Lambda School Data Science

*Unit 2, Sprint 1, Module 3*

---

# Ridge Regression

## Assignment

We're going back to our other **New York City** real estate dataset. Instead of predicting apartment rents, you'll predict property sales prices.

But not just for condos in Tribeca...

- [ ] Use a subset of the data where `BUILDING_CLASS_CATEGORY` == `'01 ONE FAMILY DWELLINGS'` and the sale price was more than 100 thousand and less than 2 million.
- [ ] Do train/test split. Use data from January — March 2019 to train. Use data from April 2019 to test.
- [ ] Do one-hot encoding of categorical features.
- [ ] Do feature selection with `SelectKBest`.
- [ ] Fit a ridge regression model with multiple features. Use the `normalize=True` parameter (or do [feature scaling](https://scikit-learn.org/stable/modules/preprocessing.html) beforehand — use the scaler's `fit_transform` method with the train set, and the scaler's `transform` method with the test set)
- [ ] Get mean absolute error for the test set.
- [ ] As always, commit your notebook to your fork of the GitHub repo.

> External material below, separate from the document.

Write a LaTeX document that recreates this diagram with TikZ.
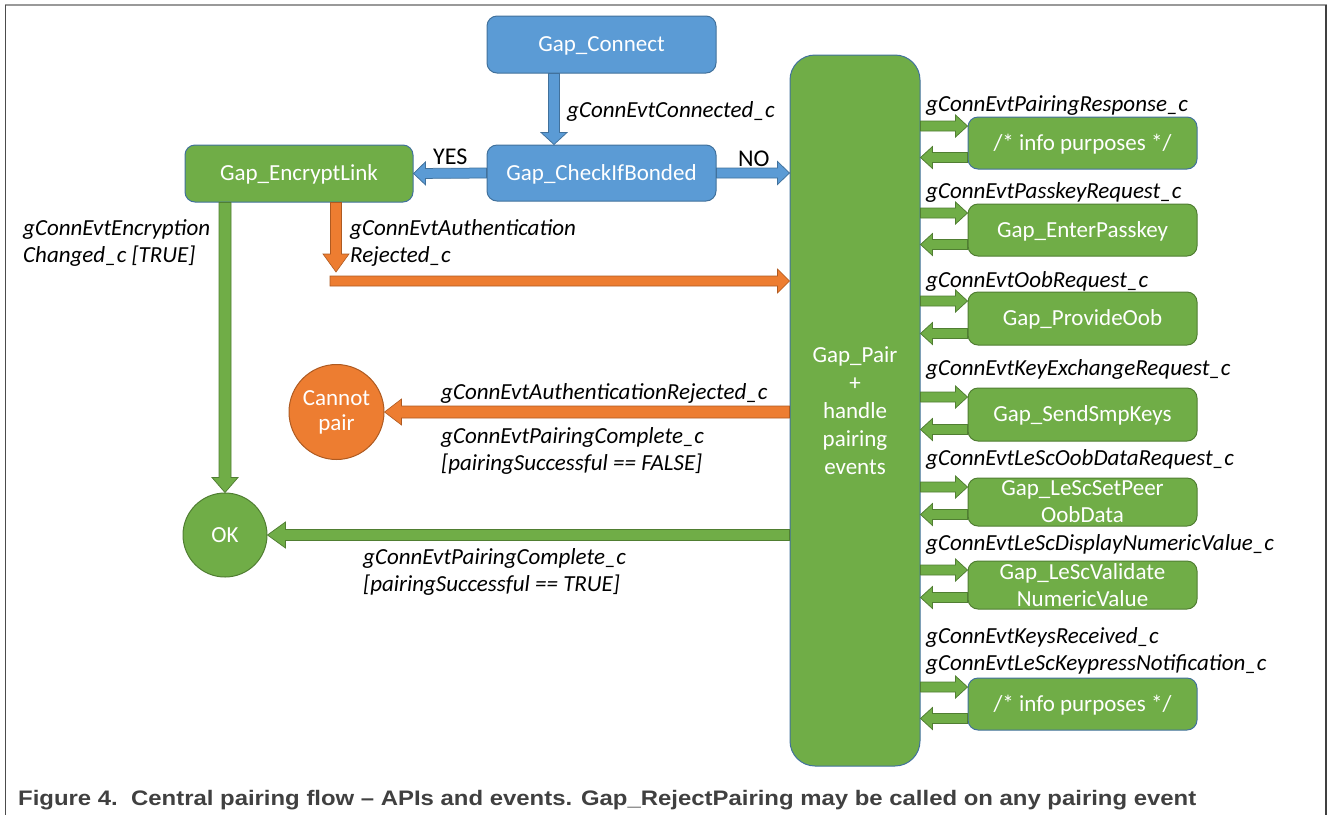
\documentclass[tikz,border=0pt]{standalone}
\usepackage{fontspec}
\setmainfont{Carlito}
\newfontfamily\capfont{Liberation Sans}
\usetikzlibrary{calc}
\definecolor{cblue}{HTML}{5B9BD5}
\definecolor{cblueD}{HTML}{41719C}
\definecolor{cgreen}{HTML}{70AD47}
\definecolor{cgreenD}{HTML}{507E32}
\definecolor{corange}{HTML}{ED7D31}
\definecolor{corangeD}{HTML}{AE5A21}
\definecolor{capgray}{HTML}{404040}

% block arrow from #2 to #3 (shaft half width, head half width, head length as keys)
\tikzset{
  bshaft/.store in=\bsw, bhead/.store in=\bhw, bheadlen/.store in=\bhl,
  bshaft=5.5pt, bhead=13pt, bheadlen=13pt,
}
\newcommand{\blockarrow}[3][]{%
  \filldraw[#1] let \p1=(#2), \p2=(#3),
     \n1={atan2(\y2-\y1,\x2-\x1)}, \n2={veclen(\x2-\x1,\y2-\y1)} in
     ($(\p1)+(\n1+90:\bsw)$) -- ++(\n1:{\n2-\bhl}) -- ++(\n1+90:{\bhw-\bsw}) -- (\p2)
     -- ($(\p2)+(\n1+180:\bhl)+(\n1-90:\bhw)$) -- ++(\n1+90:{\bhw-\bsw})
     -- ($(\p1)+(\n1-90:\bsw)$) -- cycle;}

\begin{document}
\begin{tikzpicture}[x=1pt,y=-1pt,
  box/.style={rounded corners=10pt, text=white, line width=1pt, inner sep=0pt,
    align=center, font=\fontsize{23}{27}\selectfont},
  oneline/.style={text height=18pt, text depth=3.5pt},
  bluebox/.style={box, fill=cblue, draw=cblueD},
  greenbox/.style={box, fill=cgreen, draw=cgreenD},
  greenboxb/.style={box, fill=cgreen, draw=cblueD},
  disc/.style={circle, inner sep=0pt, text=white, line width=1pt, align=center,
    font=\fontsize{23}{27}\selectfont},
  evt/.style={inner sep=0pt, anchor=base west, align=left,
    font=\fontsize{23}{27}\selectfont\itshape},
  ans/.style={inner sep=0pt, anchor=base west, font=\fontsize{24}{27}\selectfont},
  bluearrow/.style={fill=cblue, draw=cblueD, line width=0.75pt},
  greenarrow/.style={fill=cgreen, draw=cgreenD, line width=0.75pt},
  orangearrow/.style={fill=corange, draw=corangeD, line width=0.6pt},
  smallarrow/.style={greenarrow, bshaft=5pt, bhead=11pt, bheadlen=12pt},
]
\useasboundingbox (0,0) rectangle (1328,815);

% frame
\draw[black!40, line width=1.5pt] (5,5) -- (1327,5);
\draw[black!70, line width=1.2pt] (5.5,5) -- (5.5,815);
\draw[black!75, line width=2pt] (1326,5) -- (1326,815);

% main flow
\node[bluebox, oneline, minimum width=229, minimum height=57] (connect) at (601.5,44.5) {Gap\_Connect};
\node[bluebox, oneline, minimum width=229, minimum height=56] (bonded) at (601.5,173) {Gap\_CheckIfBonded};
\node[greenboxb, oneline, minimum width=228, minimum height=57] (encrypt) at (299,173.5) {Gap\_EncryptLink};
\node[greenboxb, rounded corners=25pt, minimum width=130, minimum height=711,
      font=\fontsize{23}{28}\selectfont] (pair) at (855,410.5)
      {Gap\_Pair\\+\\handle\\pairing\\events};
\node[disc, oneline, fill=cgreen, draw=cgreenD, minimum size=84] (ok) at (225,535) {OK};
\node[disc, fill=corange, draw=corangeD, minimum size=95] (fail) at (336.5,412)
      {\raisebox{-2pt}{Cannot}\\pair};

% right-hand event handlers
\node[greenboxb, oneline, minimum width=229, minimum height=52] (b1) at (1082.5,143) {/* info purposes */};
\node[greenbox, oneline, minimum width=229, minimum height=52] (b2) at (1082.5,230) {Gap\_EnterPasskey};
\node[greenbox, oneline, minimum width=229, minimum height=53] (b3) at (1082.5,318.5) {Gap\_ProvideOob};
\node[greenbox, oneline, minimum width=229, minimum height=53] (b4) at (1082.5,414.5) {Gap\_SendSmpKeys};
\node[greenbox, minimum width=229, minimum height=48] (b5) at (1082.5,502) {Gap\_LeScSetPeer\\OobData};
\node[greenbox, minimum width=229, minimum height=48] (b6) at (1082.5,585) {Gap\_LeScValidate\\NumericValue};
\node[greenboxb, oneline, minimum width=229, minimum height=52] (b7) at (1082.5,704) {/* info purposes */};

% connectors
\coordinate (cx) at (554,0);
\blockarrow[bluearrow, bheadlen=12pt]{connect.south -| cx}{bonded.north -| cx}
\blockarrow[bluearrow, bshaft=5pt, bhead=11.5pt, bheadlen=12pt]{bonded.west}{encrypt.east}
\blockarrow[bluearrow, bshaft=5pt, bhead=11.5pt, bheadlen=12pt]{bonded.east}{pair.west |- bonded.east}
\blockarrow[greenarrow, bshaft=6pt, bheadlen=15pt]{ok.north |- encrypt.south}{ok.north}
\coordinate (rjtip) at (336,272);
\coordinate (rjtail) at (330,281);
\blockarrow[orangearrow, bheadlen=18pt]{encrypt.south -| rjtip}{rjtip}
\blockarrow[orangearrow, bshaft=5pt, bhead=12pt, bheadlen=12pt]{rjtail}{pair.west |- rjtail}
\blockarrow[orangearrow, bshaft=6pt, bhead=13pt, bheadlen=17pt]{pair.west |- fail.east}{fail.east}
\blockarrow[greenarrow, bshaft=5.5pt, bhead=13pt, bheadlen=18pt]{pair.west |- ok.east}{ok.east}

\foreach \k in {1,...,7}{
  \coordinate (in\k) at ($(b\k.north west)+(0,9.5)$);
  \coordinate (out\k) at ($(b\k.south west)+(0,-12)$);
  \blockarrow[smallarrow]{pair.east |- in\k}{in\k}
  \blockarrow[smallarrow]{out\k}{pair.east |- out\k}
}

% labels (multi-line labels sit on the baseline of their last line)
\node[evt] (lconn) at (567,117) {gConnEvtConnected\_c};
\node[ans] (lyes) at (433,164) {YES};
\node[ans] (lno) at (738,166) {NO};
\node[evt] (lenc) at (23,262) {gConnEvtEncryption\\Changed\_c [TRUE]};
\node[evt] (lrej) at (350,262) {gConnEvtAuthentication\\Rejected\_c};
\node[evt] (lrej2) at (441,399) {gConnEvtAuthenticationRejected\_c};
\node[evt] (lfalse) at (441,470) {gConnEvtPairingComplete\_c\\{}[pairingSuccessful == FALSE]};
\node[evt] (ltrue) at (363,591) {gConnEvtPairingComplete\_c\\{}[pairingSuccessful == TRUE]};

\node[evt] (e1) at (926,111) {gConnEvtPairingResponse\_c};
\node[evt] (e2) at (926,198) {gConnEvtPasskeyRequest\_c};
\node[evt] (e3) at (926,287) {gConnEvtOobRequest\_c};
\node[evt] (e4) at (926,375) {gConnEvtKeyExchangeRequest\_c};
\node[evt] (e5) at (926,465) {gConnEvtLeScOobDataRequest\_c};
\node[evt] (e6) at (926,550) {gConnEvtLeScDisplayNumericValue\_c};
\node[evt] (e7) at (926,670) {gConnEvtKeysReceived\_c\\gConnEvtLeScKeypressNotification\_c};

% caption
\node[anchor=base west, inner sep=0pt, text=capgray,
      font=\capfont\bfseries\fontsize{21}{24}\selectfont] (caption) at (18,805)
  {\resizebox{1178pt}{\height}{Figure 4.\ \ Central pairing flow – APIs and events. Gap\_RejectPairing may be called on any pairing event}};
\end{tikzpicture}
\end{document}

The [NYC Department of Finance](https://www1.nyc.gov/site/finance/taxes/property-rolling-sales-data.page) has a glossary of property sales terms and NYC Building Class Code Descriptions. The data comes from the [NYC OpenData](https://data.cityofnewyork.us/browse?q=NYC%20calendar%20sales) portal.


## Stretch Goals

Don't worry, you aren't expected to do all these stretch goals! These are just ideas to consider and choose from.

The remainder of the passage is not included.